• [Work to be completed]:
In the entries below, print exactly the lines from the first through the one with "from matplotlib.ticker import MultipleLocator", both included, and none of the pictures.

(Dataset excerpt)
◆ ◆ ◆ ◆

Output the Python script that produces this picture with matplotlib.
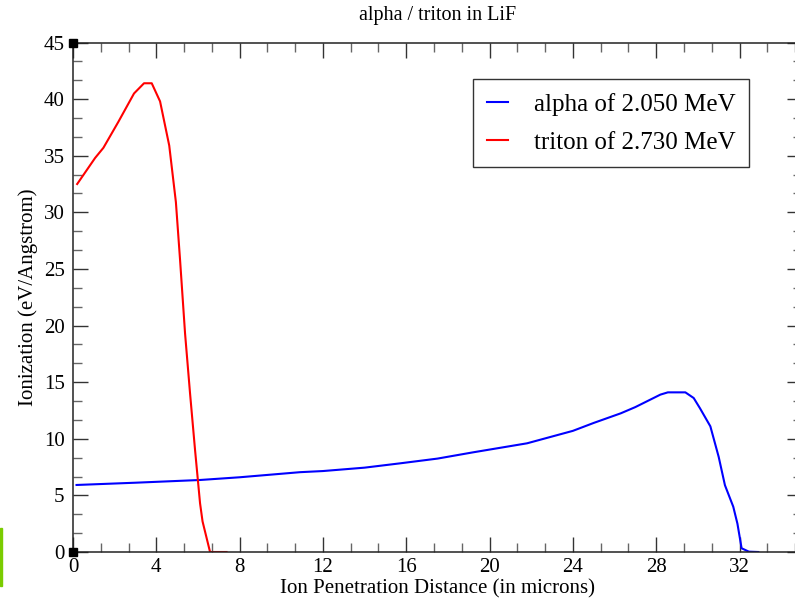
import matplotlib.pyplot as plt
from matplotlib.patches import Rectangle
from matplotlib.ticker import MultipleLocator

# Ionization profiles (SRIM-style output) for the two reaction products in LiF
alpha_depth = [0.17, 3.0, 6.1, 8.0, 10.9, 12.0, 14.0, 15.7, 17.5, 19.2, 20.5,
               21.8, 23.0, 24.0, 25.0, 26.3, 27.0, 27.6, 28.2, 28.56, 29.4,
               29.8, 30.1, 30.6, 31.0, 31.3, 31.7, 31.9, 32.1, 32.45, 32.9]
alpha_ion = [5.92, 6.12, 6.36, 6.6, 7.05, 7.15, 7.45, 7.83, 8.25, 8.8, 9.2,
             9.6, 10.2, 10.7, 11.4, 12.25, 12.8, 13.35, 13.9, 14.1, 14.1,
             13.6, 12.7, 11.1, 8.4, 5.9, 4.0, 2.5, 0.33, 0.03, 0.0]

triton_depth = [0.2, 1.06, 1.46, 2.18, 2.93, 3.41, 3.78, 4.18, 4.62, 4.94,
                5.14, 5.38, 5.62, 5.86, 6.10, 6.22, 6.58, 7.37]
triton_ion = [32.5, 34.8, 35.7, 38.0, 40.5, 41.4, 41.4, 39.8, 35.9, 30.9,
              25.8, 19.3, 14.0, 9.0, 4.3, 2.7, 0.0, 0.0]

alpha_label = "alpha of 2.050 MeV"
triton_label = "triton of 2.730 MeV"

plt.rcParams['font.family'] = ['Liberation Serif', 'DejaVu Serif']

fig = plt.figure(figsize=(7.95, 5.99), dpi=100)
W, H = 795, 599
ax = fig.add_axes([73 / W, 1 - 552 / H, (802 - 73) / W, (552 - 42.5) / H])

ax.plot(alpha_depth, alpha_ion, color='#0000ff', lw=1.5, label=alpha_label)
ax.plot(triton_depth, triton_ion, color='#ff0000', lw=1.5, label=triton_label)

# corner markers on the y axis
ax.plot([0, 0], [0, 45], ls='none', marker='s', ms=5.5, color='black',
        clip_on=False, zorder=5)

ax.set_xlim(0, 35)
ax.set_ylim(0, 45)
ax.xaxis.set_major_locator(MultipleLocator(4))
ax.xaxis.set_minor_locator(MultipleLocator(4 / 3))
ax.yaxis.set_major_locator(MultipleLocator(5))
ax.yaxis.set_minor_locator(MultipleLocator(5 / 3))
ax.tick_params(which='both', direction='in', top=True, right=True,
               labelsize=15, width=1.0, color='#333333')
ax.tick_params(which='major', length=11)
ax.tick_params(which='minor', length=6.5, color='#666666')
ax.tick_params(axis='x', pad=4)
ax.tick_params(axis='y', pad=6)
for s in ax.spines.values():
    s.set_linewidth(1.1)
    s.set_color('#222222')

ax.set_title("alpha / triton in LiF", fontsize=14.5, pad=16)
ax.set_xlabel("Ion Penetration Distance (in microns)", fontsize=15, labelpad=2)
ax.set_ylabel("Ionization (eV/Angstrom)", fontsize=15, labelpad=4)

leg = ax.legend(loc='upper left', bbox_to_anchor=((473 - 73) / 729, 1 - (79 - 42.5) / 509.5),
                fontsize=18, frameon=True, fancybox=False, handlelength=0.85,
                handletextpad=1.02, borderpad=0.55, labelspacing=0.62,
                borderaxespad=0)
leg.get_frame().set_edgecolor('black')
leg.get_frame().set_linewidth(1.0)

# thin green strip at the left edge
fig.patches.append(Rectangle((0, 1 - 586 / H), 1.5 / W, 58 / H,
                             transform=fig.transFigure, color='#7acc00'))

fig.savefig('out.png', dpi=100)
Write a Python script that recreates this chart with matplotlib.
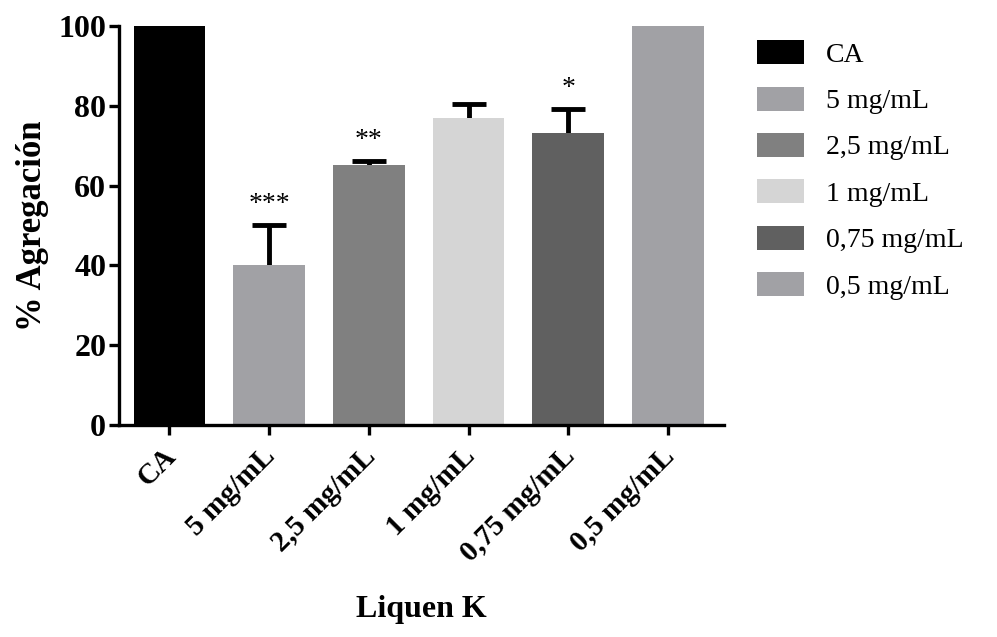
import matplotlib
matplotlib.use("Agg")
import matplotlib.pyplot as plt
from matplotlib.patches import Patch

plt.rcParams['font.family'] = ['Liberation Serif', 'DejaVu Serif']

groups = ["CA", "5 mg/mL", "2,5 mg/mL", "1 mg/mL", "0,75 mg/mL", "0,5 mg/mL"]
values = [100, 40.2, 65.1, 77.0, 73.2, 100]
errors = [0, 9.9, 1.1, 3.4, 6.0, 0]
stars = ["", "***", "**", "", "*", ""]
colors = ["#000000", "#a1a1a5", "#808080", "#d5d5d5", "#606060", "#a1a1a5"]

fig = plt.figure(figsize=(9.97, 6.37), dpi=100)
ax = fig.add_axes([0.119, 0.333, 0.607, 0.626])

x = range(len(groups))
ax.bar(x, values, width=0.72, color=colors, zorder=2)
for i in x:
    if errors[i] > 0:
        eb = ax.errorbar(i, values[i], yerr=[[0], [errors[i]]], fmt="none",
                         ecolor="black", elinewidth=3.5, capsize=12,
                         capthick=3.5, zorder=1)
        eb[1][0].set_visible(False)  # only the upper cap
    if stars[i]:
        ax.text(i, values[i] + errors[i] + 2.0, stars[i], ha="center",
                va="bottom", fontsize=20)

ax.set_xlim(-0.51, 5.56)
ax.set_ylim(0, 100)
ax.set_yticks([0, 20, 40, 60, 80, 100])
ax.set_xticks(list(x))
ax.set_xticklabels(groups, rotation=45, ha="right", va="center_baseline",
                   rotation_mode="anchor", fontweight="bold", fontsize=21)
for lab in ax.get_yticklabels():
    lab.set_fontweight("bold")
    lab.set_fontsize(23)

for s in ["top", "right"]:
    ax.spines[s].set_visible(False)
for s in ["left", "bottom"]:
    ax.spines[s].set_linewidth(2.4)
ax.tick_params(axis="both", width=2.4, length=7)
ax.tick_params(axis="y", pad=2)
ax.tick_params(axis="x", pad=11)

ax.set_ylabel("% Agregación", fontweight="bold", fontsize=25, labelpad=7)
ax.set_xlabel("Liquen K", fontweight="bold", fontsize=23, labelpad=20)

handles = [Patch(facecolor=c, edgecolor="none") for c in colors]
fig.legend(handles, groups, loc="upper left", bbox_to_anchor=(0.759, 0.937),
           frameon=False, fontsize=20, handlelength=1.7, handleheight=0.95,
           labelspacing=0.68, handletextpad=0.8, borderpad=0,
           borderaxespad=0)

fig.savefig("out.png", dpi=100)
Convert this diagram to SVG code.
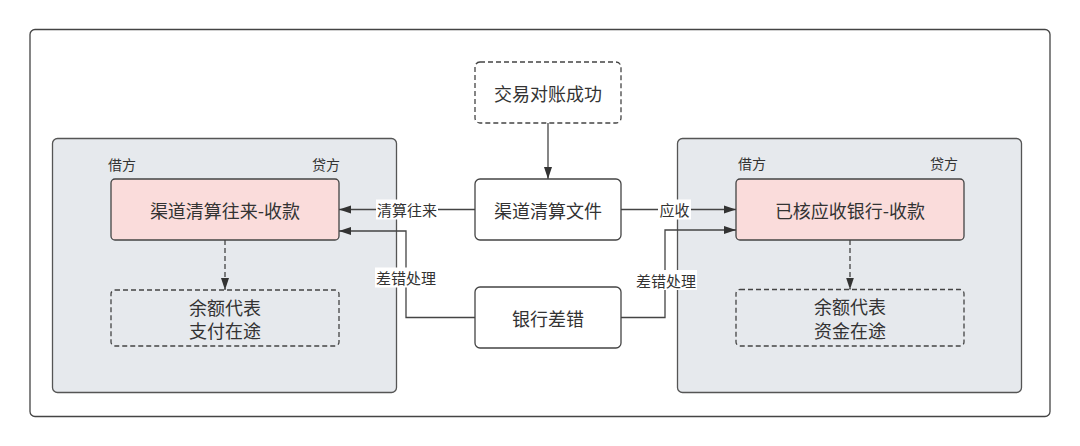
<svg xmlns="http://www.w3.org/2000/svg" width="1080" height="446" viewBox="0 0 1080 446">
<style>
text{font-family:"Noto Sans CJK SC","Noto Sans",sans-serif;fill:#333;}
.node{font-size:18px;text-anchor:middle;dominant-baseline:central;}
.side{font-size:14px;dominant-baseline:central;}
.lbl{font-size:15px;text-anchor:middle;dominant-baseline:central;}
.box{fill:#fff;stroke:#444;stroke-width:1.3;}
.pink{fill:#fadcdb;stroke:#444;stroke-width:1.3;}
.dash{fill:none;stroke:#444;stroke-width:1.3;stroke-dasharray:5 3;}
.panel{fill:#e6e9ed;stroke:#555;stroke-width:1.3;}
.line{fill:none;stroke:#444;stroke-width:1.3;}
.dline{fill:none;stroke:#444;stroke-width:1.3;stroke-dasharray:5 3;}
.lbg{fill:#fff;}
</style>
<defs>
<marker id="arr" viewBox="0 0 12 10" refX="12" refY="5" markerWidth="12" markerHeight="10" markerUnits="userSpaceOnUse" orient="auto">
<path d="M0,1 L12,5 L0,9 Z" fill="#333"/>
</marker>
</defs>
<rect x="30" y="29.5" width="1020" height="387" rx="5" fill="#fff" stroke="#444" stroke-width="1.3"/>
<g id="panel-left">
<rect class="panel" x="52.5" y="138.5" width="344" height="254" rx="5"/>
</g>
<g id="panel-right">
<rect class="panel" x="677.5" y="138.5" width="344" height="254" rx="5"/>
</g>
<g id="connectors">
<path class="line" d="M548,123 V179" marker-end="url(#arr)"/>
<path class="line" d="M475,209.5 H339" marker-end="url(#arr)"/>
<path class="line" d="M621,209.5 H736" marker-end="url(#arr)"/>
<path class="line" d="M475,317.5 H406 V231 H339" marker-end="url(#arr)"/>
<path class="line" d="M621,317.5 H665 V230 H736" marker-end="url(#arr)"/>
<path class="dline" d="M225,240 V290" marker-end="url(#arr)"/>
<path class="dline" d="M850,240 V289.5" marker-end="url(#arr)"/>
<rect class="lbg" x="376" y="199.5" width="62" height="20"/>
<text class="lbl" x="407" y="209.5">清算往来</text>
<rect class="lbg" x="658" y="199.5" width="33" height="20"/>
<text class="lbl" x="674.5" y="209.5">应收</text>
<rect class="lbg" x="375" y="267.5" width="62" height="20"/>
<text class="lbl" x="406" y="277.5">差错处理</text>
<rect class="lbg" x="635" y="270" width="62" height="20"/>
<text class="lbl" x="666" y="280">差错处理</text>
</g>
<g id="node-jiaoyi">
<rect class="dash" x="475" y="62" width="146" height="61" rx="5"/>
<text class="node" x="548" y="92.5">交易对账成功</text>
</g>
<g id="node-qudaowenjian">
<rect class="box" x="475" y="179" width="146" height="61" rx="5"/>
<text class="node" x="548" y="209.5">渠道清算文件</text>
</g>
<g id="node-yinhangchacuo">
<rect class="box" x="475" y="287" width="146" height="61" rx="5"/>
<text class="node" x="548" y="317.5">银行差错</text>
</g>
<g id="node-qudaowanglai">
<text class="side" x="108" y="164">借方</text>
<text class="side" x="312" y="164">贷方</text>
<rect class="pink" x="111" y="179" width="228" height="61" rx="4"/>
<text class="node" x="225" y="209.5">渠道清算往来-收款</text>
</g>
<g id="node-zhifuzaitu">
<rect class="dash" x="111" y="290" width="228" height="56" rx="4"/>
<text class="node" x="225" y="306.5">余额代表</text>
<text class="node" x="225" y="330">支付在途</text>
</g>
<g id="node-yihe">
<text class="side" x="738" y="163">借方</text>
<text class="side" x="930" y="163">贷方</text>
<rect class="pink" x="736" y="179" width="228" height="61" rx="4"/>
<text class="node" x="850" y="209.5">已核应收银行-收款</text>
</g>
<g id="node-zijinzaitu">
<rect class="dash" x="736" y="289.5" width="228" height="56.5" rx="4"/>
<text class="node" x="850" y="306">余额代表</text>
<text class="node" x="850" y="329.5">资金在途</text>
</g>
</svg>
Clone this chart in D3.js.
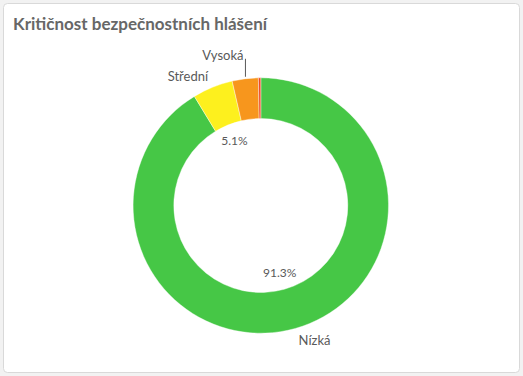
<!DOCTYPE html>
<html><head><meta charset="utf-8">
<script src="https://cdn.jsdelivr.net/npm/d3@7"></script>
<style>
html,body{margin:0;padding:0;background:#f2f2f2;}
svg{display:block;}
</style></head>
<body>
<svg id="chart" width="523" height="376"></svg>
<script>
const categories = ["Nízká", "Střední", "Vysoká", "Kritická"];
const values = [91.3, 5.1, 3.3, 0.3];
const colors = ["#46c746", "#fdf01e", "#f7961d", "#ee4a22"];
const valueLabels = ["91.3%", "5.1%", "", ""];
const showName = [true, true, true, false];
const title = "Kritičnost bezpečnostních hlášení";

const svg = d3.select("#chart");
svg.append("rect").attr("x", 3.5).attr("y", 3.5).attr("width", 516).attr("height", 369)
  .attr("rx", 4).attr("fill", "#fff").attr("stroke", "#d9d9d9");

svg.append("text").attr("x", 13).attr("y", 29.5).text(title)
  .attr("font-family", "Lato, 'Open Sans', sans-serif").attr("font-weight", 700)
  .attr("font-size", 17).attr("fill", "#676767");

const cx = 260.8, cy = 205.5, R = 127.7, r0 = 87;
const g = svg.append("g").attr("transform", `translate(${cx},${cy})`);

const data = categories.map((c, i) => ({name: c, value: values[i], color: colors[i], vlabel: valueLabels[i], show: showName[i]}));
const pie = d3.pie().value(d => d.value).sort(null).startAngle(0).endAngle(2 * Math.PI);
const arcs = pie(data);
const arc = d3.arc().innerRadius(r0).outerRadius(R);

g.selectAll("path.slice").data(arcs).join("path").attr("class", "slice")
  .attr("d", arc).attr("fill", d => d.data.color)
  .attr("stroke", "#fff").attr("stroke-width", 0.4);

const font = "Lato, 'Open Sans', sans-serif";
const labelColor = "#595959";
const pt = (a, rr) => [rr * Math.sin(a), -rr * Math.cos(a)];

// inner value labels
arcs.forEach(d => {
  if (!d.data.vlabel) return;
  const m = (d.startAngle + d.endAngle) / 2;
  const [x, y] = pt(m, 70);
  g.append("text").attr("x", x).attr("y", y).attr("text-anchor", "middle")
    .attr("dominant-baseline", "central").attr("font-family", font)
    .attr("font-size", 12).attr("fill", labelColor).text(d.data.vlabel);
});

// outer name labels
arcs.forEach(d => {
  if (!d.data.show) return;
  const m = (d.startAngle + d.endAngle) / 2;
  if (d.data.name === "Vysoká") {
    const [x0, y0] = pt(m, R + 2);
    g.append("line").attr("x1", x0 + 0.5).attr("y1", y0).attr("x2", x0 + 0.5).attr("y2", y0 - 18)
      .attr("stroke", "#595959").attr("stroke-width", 1);
    g.append("text").attr("x", x0 - 1.5).attr("y", y0 - 22).attr("text-anchor", "end")
      .attr("dominant-baseline", "central").attr("font-family", font)
      .attr("font-size", 13).attr("fill", labelColor).text(d.data.name);
    return;
  }
  const [x, y] = pt(m, 140);
  const right = Math.sin(m) >= 0;
  g.append("text").attr("x", x).attr("y", y).attr("text-anchor", right ? "start" : "end")
    .attr("dominant-baseline", "central").attr("font-family", font)
    .attr("font-size", 13).attr("fill", labelColor).text(d.data.name);
});
</script>
</body></html>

◆ ◆ ◆ ◆

• [Solution for this problem]:
Output the Python script that produces this picture with matplotlib.
import matplotlib.pyplot as plt
from matplotlib.patches import Rectangle
from matplotlib.ticker import MultipleLocator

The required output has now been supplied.